All lines from the one containing "Give me the" through the final line of the records below should be reproduced exactly, with the pictures left out.

### Given records ###

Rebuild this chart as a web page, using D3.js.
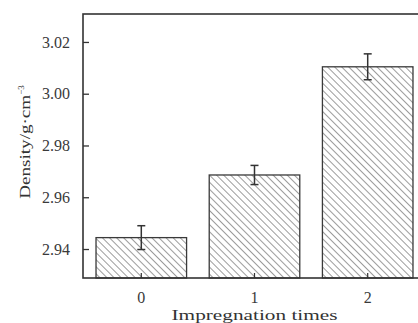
<!DOCTYPE html>
<html>
<head>
<meta charset="utf-8">
<script src="https://cdn.jsdelivr.net/npm/d3@7"></script>
<style>
  body { margin: 0; background: #fff; }
  svg { display: block; }
  svg text { font-family: "Liberation Serif", "DejaVu Serif", serif; }
</style>
</head>
<body>
<div id="chart"></div>
<script>
// density vs impregnation times, hatched bars with error bars

var categories = ["0", "1", "2"];
var densityValues = [2.9444, 2.9686, 3.0104];
var densityErrors = [0.0046, 0.0037, 0.0050];
var yTickValues = [2.94, 2.96, 2.98, 3.00, 3.02];

var width = 418, height = 323;
var margin = {top: 14, right: -8, bottom: 45, left: 83};
var innerW = width - margin.left - margin.right;
var innerH = height - margin.top - margin.bottom;

var svg = d3.select("#chart")
    .append("svg")
        .attr("width", width)
        .attr("height", height);

// diagonal hatch pattern
var defs = svg.append("defs");
defs.append("pattern")
    .attr("id", "hatch")
    .attr("patternUnits", "userSpaceOnUse")
    .attr("width", 5)
    .attr("height", 5)
    .attr("patternTransform", "rotate(-45)")
  .append("line")
    .attr("x1", 0).attr("y1", 0)
    .attr("x2", 0).attr("y2", 5)
    .attr("stroke", "#7a7a7a")
    .attr("stroke-width", 1.5);

var g = svg.append("g")
    .attr("transform", "translate(" + margin.left + "," + margin.top + ")");

var x = d3.scaleBand()
    .domain(categories)
    .range([0, innerW])
    .paddingInner(0.2)
    .paddingOuter(0.115);

var y = d3.scaleLinear()
    .domain([2.9288, 3.0308])
    .range([innerH, 0]);

// bars
g.selectAll(".bar")
    .data(densityValues)
    .enter()
    .append("rect")
    .attr("x", (d, i) => x(categories[i]))
    .attr("y", d => y(d))
    .attr("width", x.bandwidth())
    .attr("height", d => innerH - y(d))
    .attr("fill", "url(#hatch)")
    .attr("stroke", "#3a3a3a")
    .attr("stroke-width", 1.3);

// error bars
var capW = 4;
densityValues.forEach(function(d, i) {
    var cx = x(categories[i]) + x.bandwidth() / 2;
    var eb = g.append("g").attr("stroke", "#333").attr("stroke-width", 1.5);
    eb.append("line")
        .attr("x1", cx).attr("x2", cx)
        .attr("y1", y(d + densityErrors[i])).attr("y2", y(d - densityErrors[i]));
    eb.append("line")
        .attr("x1", cx - capW).attr("x2", cx + capW)
        .attr("y1", y(d + densityErrors[i])).attr("y2", y(d + densityErrors[i]));
    eb.append("line")
        .attr("x1", cx - capW).attr("x2", cx + capW)
        .attr("y1", y(d - densityErrors[i])).attr("y2", y(d - densityErrors[i]));
});

// y axis with inward ticks
var yAxis = g.append("g")
    .call(d3.axisLeft(y).tickValues(yTickValues).tickFormat(d3.format(".2f")).tickSize(-6).tickPadding(13));
yAxis.select(".domain").remove();
yAxis.selectAll("line").attr("stroke", "#333").attr("stroke-width", 1.3);
yAxis.selectAll("text")
    .attr("fill", "#3a3a3a")
    .style("font-size", "16px");

// x axis with inward ticks
var xAxis = g.append("g")
    .attr("transform", "translate(0," + innerH + ")")
    .call(d3.axisBottom(x).tickSize(-5).tickPadding(14));
xAxis.select(".domain").remove();
xAxis.selectAll("line").attr("stroke", "#333").attr("stroke-width", 1.2);
xAxis.selectAll("text")
    .attr("fill", "#3a3a3a")
    .style("font-size", "16px");

// frame
g.append("rect")
    .attr("x", 0).attr("y", 0)
    .attr("width", innerW).attr("height", innerH)
    .attr("fill", "none")
    .attr("stroke", "#333")
    .attr("stroke-width", 1.6);

// axis titles
svg.append("text")
    .attr("x", margin.left + (x("1") + x.bandwidth() / 2))
    .attr("y", 320)
    .attr("text-anchor", "middle")
    .attr("fill", "#333")
    .attr("textLength", 166)
    .attr("lengthAdjust", "spacingAndGlyphs")
    .style("font-size", "15px")
    .text("Impregnation times");

svg.append("text")
    .attr("transform", "translate(30,142) rotate(-90)")
    .attr("text-anchor", "middle")
    .attr("fill", "#333")
    .style("font-size", "15px")
    .html("<tspan textLength='104' lengthAdjust='spacingAndGlyphs'>Density/g·cm</tspan><tspan dy='-6' font-size='9px'>−3</tspan>");
</script>
</body>
</html>
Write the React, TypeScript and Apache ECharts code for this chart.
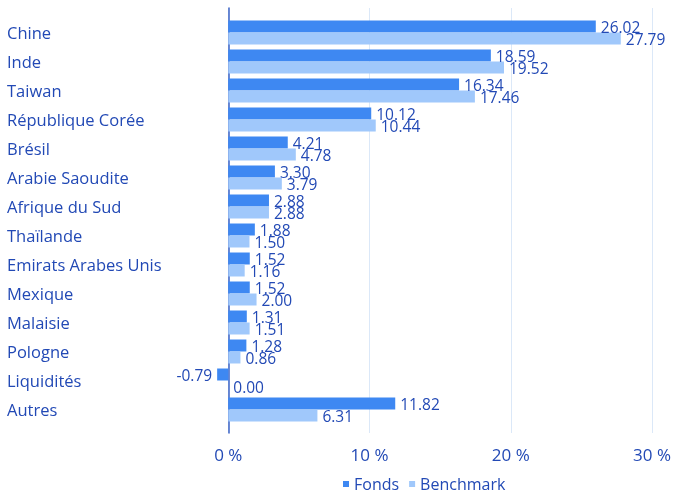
import React, { useEffect, useRef } from "react";
import * as echarts from "echarts";

const categories = [
  "Chine",
  "Inde",
  "Taiwan",
  "République Corée",
  "Brésil",
  "Arabie Saoudite",
  "Afrique du Sud",
  "Thaïlande",
  "Emirats Arabes Unis",
  "Mexique",
  "Malaisie",
  "Pologne",
  "Liquidités",
  "Autres",
];
const fonds = [26.02, 18.59, 16.34, 10.12, 4.21, 3.3, 2.88, 1.88, 1.52, 1.52, 1.31, 1.28, -0.79, 11.82];
const benchmark = [27.79, 19.52, 17.46, 10.44, 4.78, 3.79, 2.88, 1.5, 1.16, 2.0, 1.51, 0.86, 0.0, 6.31];
const xTicks = [0, 10, 20, 30];

const TEXT = "#2249b5";
const FONT = "'Open Sans', 'Noto Sans', sans-serif";
const DARK = "#3e88f2";
const LIGHT = "#a0c8fb";

export default function App() {
  const ref = useRef<HTMLDivElement>(null);
  useEffect(() => {
    const chart = echarts.init(ref.current!, null, { renderer: "svg" });
    const xMin = -0.8;
    const xMax = 30;
    const mk = (vals: number[]) =>
      vals.map((v) => (v < 0 ? { value: v, label: { position: "left" } } : v));
    const labelCfg = {
      show: true,
      position: "right",
      distance: 5,
      color: TEXT,
      fontFamily: FONT,
      fontSize: 15.5,
      formatter: (p: any) => Number(p.value).toFixed(2),
    };
    chart.setOption({
      animation: false,
      grid: [
        { left: 217, right: 26, top: 18, height: 406 },
        { left: 217, right: 26, top: 8, height: 425 },
      ],
      xAxis: [
        { type: "value", gridIndex: 0, min: xMin, max: xMax, show: false },
        {
          type: "value",
          gridIndex: 1,
          min: xMin,
          max: xMax,
          axisLine: { show: false },
          axisTick: { show: false, customValues: xTicks },
          splitLine: { show: true, lineStyle: { color: "#dbe8f8", width: 1 } },
          axisLabel: {
            customValues: xTicks,
            formatter: (v: number) => `${v} %`,
            color: TEXT,
            fontFamily: FONT,
            fontSize: 17,
            margin: 13,
          },
        },
      ],
      yAxis: [
        {
          type: "category",
          gridIndex: 0,
          data: categories,
          inverse: true,
          axisLine: { show: false },
          axisTick: { show: false },
          axisLabel: {
            align: "left",
            margin: 210,
            color: TEXT,
            fontFamily: FONT,
            fontSize: 16.5,
          },
        },
        {
          type: "value",
          gridIndex: 1,
          min: 0,
          max: 1,
          axisLine: { show: true, onZero: true, lineStyle: { color: "#3b63c6", width: 1.5 } },
          axisTick: { show: false },
          axisLabel: { show: false },
          splitLine: { show: false },
        },
      ],
      legend: {
        data: ["Fonds", "Benchmark"],
        left: 338,
        bottom: 1,
        icon: "rect",
        itemWidth: 6,
        itemHeight: 6,
        itemGap: 10,
        textStyle: { color: TEXT, fontFamily: FONT, fontSize: 16 },
      },
      series: [
        {
          name: "Fonds",
          type: "bar",
          xAxisIndex: 0,
          yAxisIndex: 0,
          data: mk(fonds),
          barWidth: 12,
          barGap: "0%",
          itemStyle: { color: DARK },
          label: labelCfg,
        },
        {
          name: "Benchmark",
          type: "bar",
          xAxisIndex: 0,
          yAxisIndex: 0,
          data: mk(benchmark),
          barWidth: 12,
          barGap: "0%",
          itemStyle: { color: LIGHT },
          label: labelCfg,
        },
      ],
    });
    return () => chart.dispose();
  }, []);
  return <div ref={ref} style={{ width: 678, height: 498, position: "fixed", left: 0, top: 0 }} />;
}
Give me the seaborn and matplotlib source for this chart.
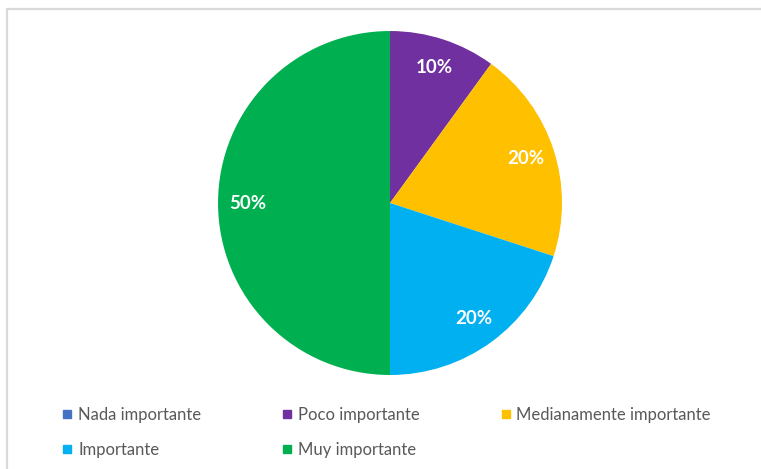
import matplotlib
matplotlib.use("Agg")
import matplotlib.pyplot as plt
from matplotlib.lines import Line2D
from matplotlib.patches import Rectangle
import seaborn as sns

# Survey answers and their share of respondents (%)
categories = ["Nada importante", "Poco importante", "Medianamente importante",
              "Importante", "Muy importante"]
shares = [0, 10, 20, 20, 50]
colors = ["#4472C4", "#7030A0", "#FFC000", "#00B0F0", "#00B050"]

sns.set_theme(style="white")
sns.set_palette(colors)
plt.rcParams["font.family"] = ["Lato", "DejaVu Sans"]

fig = plt.figure(figsize=(7.61, 4.69), dpi=100)
fig.patch.set_facecolor("white")

# light chart-area frame
fig.add_artist(Rectangle((7 / 761, -0.2), 1.2, 1.2 - 9 / 469,
                         transform=fig.transFigure, fill=False,
                         edgecolor="#d9d9d9", linewidth=1.6))

ax = fig.add_axes([0.2865, 0.2004, 0.452, 0.7335])


def pct_label(p):
    return "" if p < 0.5 else f"{p:.0f}%"


wedges, _, autotexts = ax.pie(
    shares, colors=sns.color_palette(colors), startangle=90, counterclock=False,
    autopct=pct_label, pctdistance=0.83,
    wedgeprops=dict(linewidth=0),
    textprops=dict(color="white", fontsize=13.5, fontweight="bold"),
)
ax.set_xlim(-1, 1)
ax.set_ylim(-1, 1)
ax.set_aspect("equal")

# legend laid out row by row (matplotlib fills columns first)
handles = [Line2D([], [], marker="s", linestyle="", markersize=6,
                  markerfacecolor=c, markeredgecolor=c) for c in colors]
order = [0, 3, 1, 4, 2]
leg = fig.legend([handles[i] for i in order], [categories[i] for i in order],
                 ncol=3, loc="upper left", bbox_to_anchor=(0.072, 0.146),
                 frameon=False, fontsize=12, handlelength=0.7, handletextpad=0.3,
                 columnspacing=4.8, labelspacing=1.1, borderaxespad=0)
for t in leg.get_texts():
    t.set_color("#595959")

fig.savefig("out.png", dpi=100, facecolor="white")
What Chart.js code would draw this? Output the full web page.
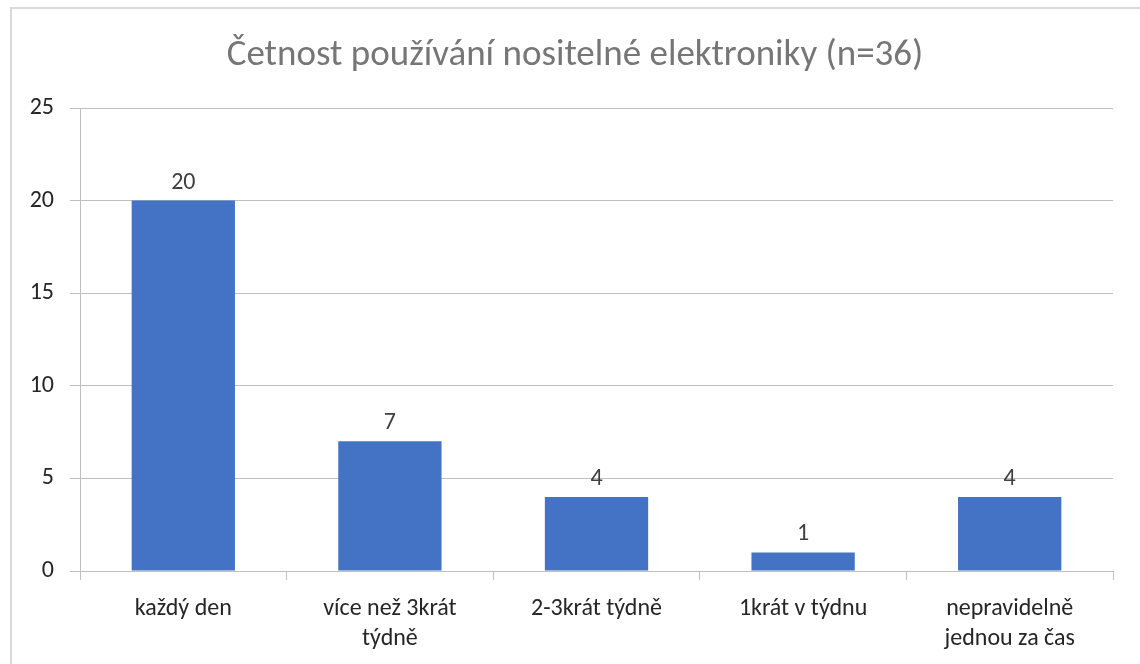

###

• [Final result]
Give me the seaborn and matplotlib source for this chart.
import matplotlib
matplotlib.use("Agg")
import matplotlib.pyplot as plt
from matplotlib.lines import Line2D
from matplotlib.patches import Rectangle
import seaborn as sns

# Survey answers and their share of respondents (%)
categories = ["Nada importante", "Poco importante", "Medianamente importante",
              "Importante", "Muy importante"]
shares = [0, 10, 20, 20, 50]
colors = ["#4472C4", "#7030A0", "#FFC000", "#00B0F0", "#00B050"]

sns.set_theme(style="white")
sns.set_palette(colors)
plt.rcParams["font.family"] = ["Lato", "DejaVu Sans"]

fig = plt.figure(figsize=(7.61, 4.69), dpi=100)
fig.patch.set_facecolor("white")

# light chart-area frame
fig.add_artist(Rectangle((7 / 761, -0.2), 1.2, 1.2 - 9 / 469,
                         transform=fig.transFigure, fill=False,
                         edgecolor="#d9d9d9", linewidth=1.6))

ax = fig.add_axes([0.2865, 0.2004, 0.452, 0.7335])


def pct_label(p):
    return "" if p < 0.5 else f"{p:.0f}%"


wedges, _, autotexts = ax.pie(
    shares, colors=sns.color_palette(colors), startangle=90, counterclock=False,
    autopct=pct_label, pctdistance=0.83,
    wedgeprops=dict(linewidth=0),
    textprops=dict(color="white", fontsize=13.5, fontweight="bold"),
)
ax.set_xlim(-1, 1)
ax.set_ylim(-1, 1)
ax.set_aspect("equal")

# legend laid out row by row (matplotlib fills columns first)
handles = [Line2D([], [], marker="s", linestyle="", markersize=6,
                  markerfacecolor=c, markeredgecolor=c) for c in colors]
order = [0, 3, 1, 4, 2]
leg = fig.legend([handles[i] for i in order], [categories[i] for i in order],
                 ncol=3, loc="upper left", bbox_to_anchor=(0.072, 0.146),
                 frameon=False, fontsize=12, handlelength=0.7, handletextpad=0.3,
                 columnspacing=4.8, labelspacing=1.1, borderaxespad=0)
for t in leg.get_texts():
    t.set_color("#595959")

fig.savefig("out.png", dpi=100, facecolor="white")
What Chart.js code would draw this? Output the full web page.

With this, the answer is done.